Mi chiama mia figlia. Ha la voce incrinata, è giù. Mi basta il ciao per capirlo.

“Ti viene da piangere?” Le chiedo.

“No no, cosa dici” mi risponde, dopo di che si sfoga.

Ha o suoi problemi, la mia ragazza come tutti le ragazze che si Iniziano a fare domande intorno a se stesse. Non ve li sto a raccontare, perché riguardano lei, io sono solo il luogo dove li deposita sapendo che verranno custoditi.

Quando succede, quando succede che lei sia triste ora so cosa fare.

Esistono due parole magiche che funzionano sempre e che immediatamente ti avvicinano al cuore dell’altro.

“Ti capisco”, le dico, anche se, a volte, non la capisco Vorrei prenderla per le spalle scrollarla e dirle: “Ma non riesci a vedere la bella persona che sei?”.

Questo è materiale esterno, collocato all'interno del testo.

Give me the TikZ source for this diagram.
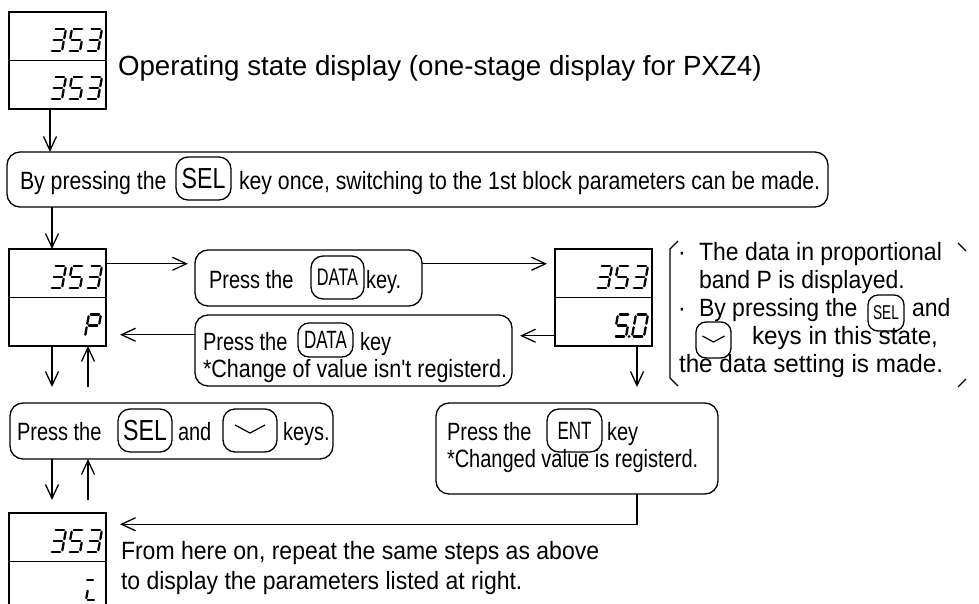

Ma non lo faccio, deglutiscono, formulo solo quelle due parole. Perché il dolore, la tristezza, la sofferenza ha solo bisogno di essere compresa.

Non lo vorremmo anche noi per noi stessi. Non abbiamo bisogno anche noi di qualcuno che ogni tanto ci dica: “ti capisco” e permetta a quella sofferenza di esistere e la legittima.

“Non sei matta” aggiungo “tutti abbiamo momenti in cui ci sentiamo giù, succederà spesso nella tua vita, succederà sempre, fa parte dell’esistenza”.

Ed è lì che il tono cambia e la voce torna normale.

“Sì, infatti, lo so” mi risponde.

Fino a quando le mie figlie non impareranno a farlo da sole di comprendersi e accettare i propri momenti bui, io sarò qui a ricordarle che negare non serve a nulla.

“Grazie mami” mi ha scritto dopo un po’.

La verità è che non ho fatto niente, non le ho consigliato niente, non ho trovato risposte, le ho solo detto: “Ti capisco”.

Ma, a quanto pare, è bastato e credo basterebbe a tutti avere persone vicino che ci divano ogni tanto: ” Ti capisco”.